The list of prominent naysayers reads like a who’s-who of prominent younger critics: the New York Post’s Kyle Smith, New York Magazine’s David Edelstein, Movieline’s Stephanie Zacharek, The Onion’s Nathan Rabin, Time Out New York’s Joshua Rothkopf and Entertainment Weekly’s Lisa Schwarzbaum. We could spend a whole post on their diatribes, but here is Rothkopf, channeling many of his contemporaries: ‘Hereafter’ is ‘an undercooked slice of paranormal mumbo jumbo.... What was Clint thinking?’

Or Smith: ‘Clint Eastwood’s ‘Hereafter’ brings together recent historical events, including a European terrorist attack, plus Charles Dickens and the after life without having anything to say about any of these topics. The movie drags, yet it feels like it’s missing an hour.’

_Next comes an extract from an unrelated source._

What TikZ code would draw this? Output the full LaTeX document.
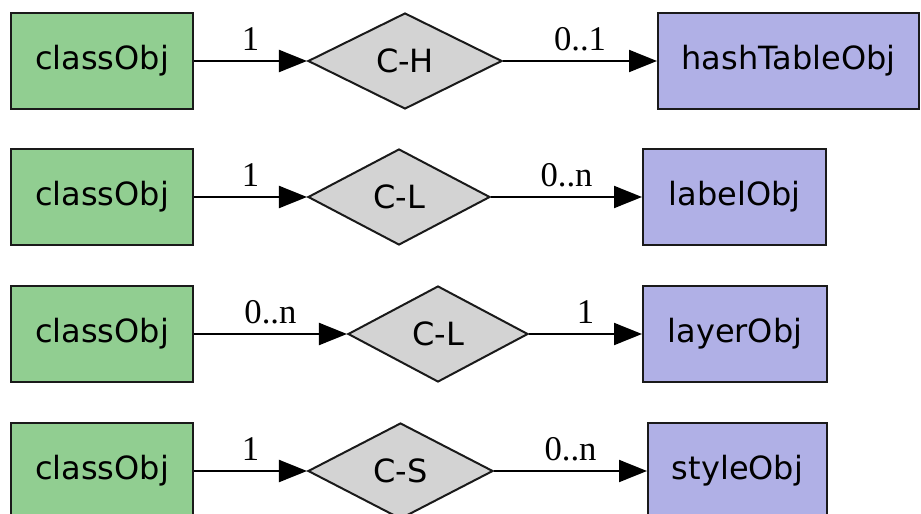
\documentclass[tikz,border=0pt]{standalone}
\usepackage{fontspec}
\setmainfont{DejaVu Sans}
\newfontfamily\labfont{Liberation Serif}
\usetikzlibrary{shapes.geometric,arrows.meta}
\definecolor{entgreen}{HTML}{91CE91}
\definecolor{entblue}{HTML}{B0B0E6}
\definecolor{relgray}{HTML}{D3D3D3}
\definecolor{edgec}{HTML}{1A1A1A}
\tikzset{
  ent/.style={draw=edgec, line width=1.5pt, rectangle, minimum height=72pt, inner sep=0pt, font=\fontsize{24}{28}\selectfont},
  src/.style={ent, fill=entgreen, minimum width=136.5pt},
  dst/.style={ent, fill=entblue},
  rel/.style={draw=edgec, line width=1.5pt, diamond, fill=relgray, minimum height=72pt, inner sep=0pt, font=\fontsize{24}{28}\selectfont},
  conn/.style={line width=1.5pt, draw=black, -{Triangle[length=21pt,width=16.5pt]}},
  card/.style={midway, anchor=base, yshift=8pt, inner sep=0pt, font=\labfont\fontsize{26}{29}\selectfont}
}
\begin{document}
\begin{tikzpicture}[x=0.75pt,y=-0.75pt]
\useasboundingbox (0,0) rectangle (921,514);
\fill[white] (0,0) rectangle (921,514);
% row 1
\node[src] (c1) at (102,61) {classObj};
\node[rel, minimum width=145.5pt] (r1) at (405,61) {C-H};
\node[dst, minimum width=195.75pt] (d1) at (788.5,61) {hashTableObj};
% row 2
\node[src] (c2) at (102,197) {classObj};
\node[rel, minimum width=136.5pt] (r2) at (399,197) {C-L};
\node[dst, minimum width=137.25pt] (d2) at (734.5,197) {labelObj};
% row 3
\node[src] (c3) at (102,334) {classObj};
\node[rel, minimum width=135pt] (r3) at (438,334) {C-L};
\node[dst, minimum width=138pt] (d3) at (735,334) {layerObj};
% row 4
\node[src] (c4) at (102,471) {classObj};
\node[rel, minimum width=138.75pt] (r4) at (400.5,471) {C-S};
\node[dst, minimum width=134.25pt] (d4) at (737.5,471) {styleObj};
% connectors
\draw[conn] (c1) -- node[card] {1} (r1);
\draw[conn] (r1) -- node[card] {0..1} (d1);
\draw[conn] (c2) -- node[card] {1} (r2);
\draw[conn] (r2) -- node[card] {0..n} (d2);
\draw[conn] (c3) -- node[card] {0..n} (r3);
\draw[conn] (r3) -- node[card] {1} (d3);
\draw[conn] (c4) -- node[card] {1} (r4);
\draw[conn] (r4) -- node[card] {0..n} (d4);
\end{tikzpicture}
\end{document}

An older generation of reviewers, meanwhile, might as well have been seeing a different movie. There’s my colleague Kenneth Turan, and Time Magazine’s Richard Corliss, the Chicago Sun-Times’ Roger Ebert, Rolling Stone’s Peter Travers and the New York Observer’s Rex Reed, among others. “What’s surprising and satisfying about this film is its determination to deal with unconventional material in a classical way,” writes Turan, who calls Eastwood’s effort “gripping” and “haunting.” Or Corliss’ summation: ‘For Eastwood, and viewers in synch with his mature, melancholy worldview, the hereafter is now.’

Sure, there’s the occasional younger critic, like A.O. Scott, who finds something to like about ‘Hereafter,’ or an older one, like Joe Morgenstern, firmly in the nay camp. But as a rule, one’s reaction to the film says as much about their age as a driver’s license.

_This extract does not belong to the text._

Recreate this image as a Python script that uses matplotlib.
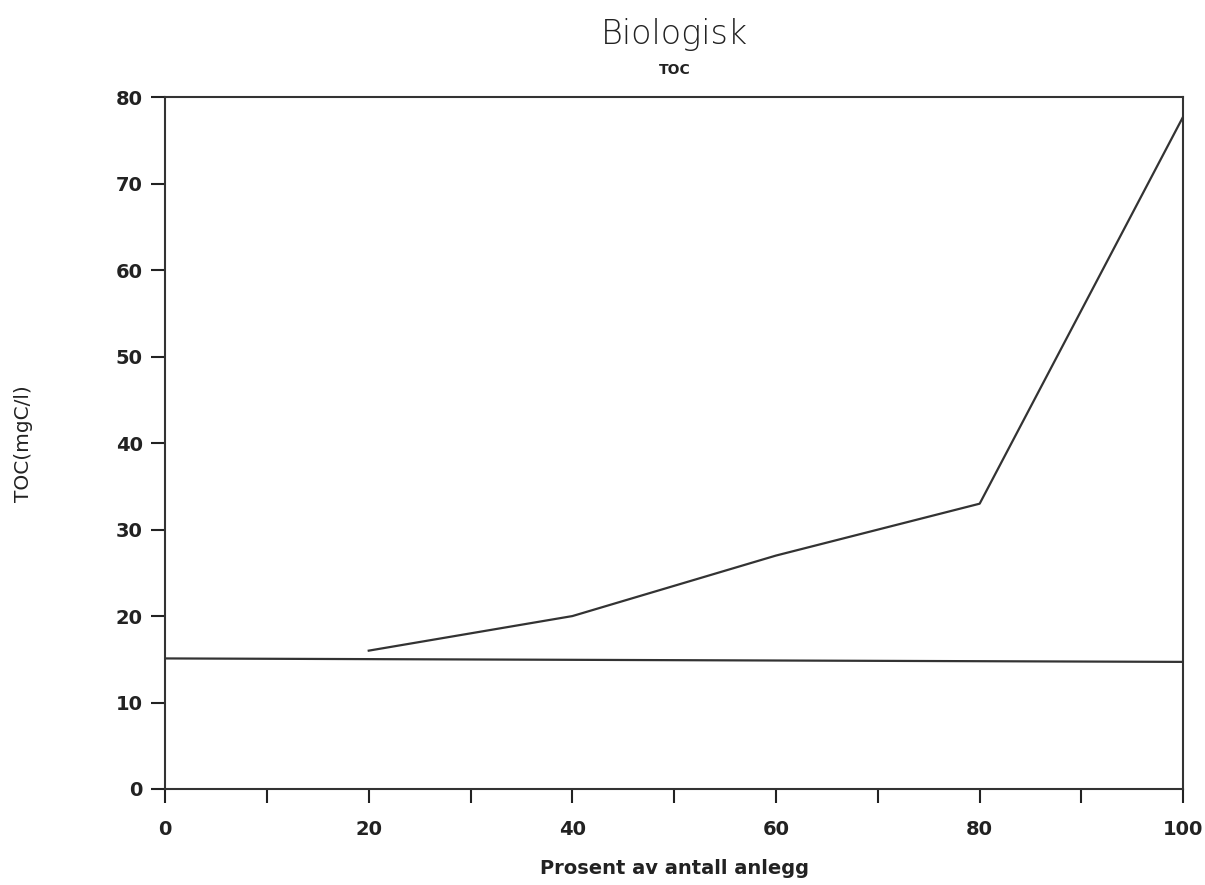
import numpy as np
import matplotlib.pyplot as plt

x_pct = [20, 40, 60, 80, 100]
toc = [16.0, 20.0, 27.0, 33.0, 77.8]
limit_x = [0, 100]
limit_y = [15.1, 14.7]

x_ticks = list(range(0, 101, 10))
x_labels = ['0', '', '20', '', '40', '', '60', '', '80', '', '100']
y_ticks = list(range(0, 81, 10))

plt.rcParams['font.family'] = ['DejaVu Sans']
fig = plt.figure(figsize=(12.05, 8.85), dpi=100)
ax = fig.add_axes([0.137, 0.1085, 0.845, 0.7815])

ax.plot(x_pct, toc, color='#333333', linewidth=1.6)
ax.plot(limit_x, limit_y, color='#333333', linewidth=1.6)

ax.set_xlim(0, 100)
ax.set_ylim(0, 80)
ax.set_xticks(x_ticks)
ax.set_xticklabels(x_labels)
ax.set_yticks(y_ticks)
ax.tick_params(axis='both', direction='out', length=10, width=1.5,
               colors='#222222', labelsize=14)
ax.tick_params(axis='x', pad=12)
ax.tick_params(axis='y', pad=6)
for lab in ax.get_xticklabels() + ax.get_yticklabels():
    lab.set_fontweight('semibold')
for s in ax.spines.values():
    s.set_linewidth(1.5)
    s.set_color('#333333')

fig.text(0.56, 0.961, 'Biologisk', ha='center', va='center',
         fontsize=24, color='#222222', fontweight='light')
fig.text(0.56, 0.921, 'TOC', ha='center', va='center',
         fontsize=10, fontweight='bold', color='#222222')
ax.set_xlabel('Prosent av antall anlegg', fontsize=14, fontweight='semibold',
              color='#222222', labelpad=15)
ax.set_ylabel('TOC(mgC/l)', fontsize=14.5, color='#222222', labelpad=60)

fig.savefig('out.png', dpi=100, facecolor='white')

It’s a confounding divide. The simple explanation, I suppose, is that a movie preoccupied with mortality will appeal more to older filmgoers than younger ones. But young people think about mortality too. And it’s a disservice to older critics to say they’d like a movie just because it grapples with the subject of death.

I do wonder, though, if the reaction speaks to what different generations may want from a movie about mortality. ‘Hereafter’ doesn’t make much of a specific argument for what the afterlife is, but it does assure viewers of one thing: that it exists, something that might not speak as strongly to a (less mortality-minded) younger audience. What a younger filmgoer might actually is a more complex and elaborate set of afterlife possibilities, an intellectual exploration as much as an emotional one, and Eastwood doesn’t offer that.

It’s a theory, anyway.

Hollywood movies that tackle life after death -- from ‘The Sixth Sense’ to ‘Heaven Can Wait’ -- tend to offer a reassuring worldview. No matter what we do in this life, they say, we’ll still be hanging around in the next one, observing those we cared about and maybe righting some wrongs along the way. Eastwood doesn’t go for that easy out. But he doesn’t offer much of an alternative, either. Whether you like this might depend a little bit on how you feel about the filmmaker -- or, as it turns out, when you were born.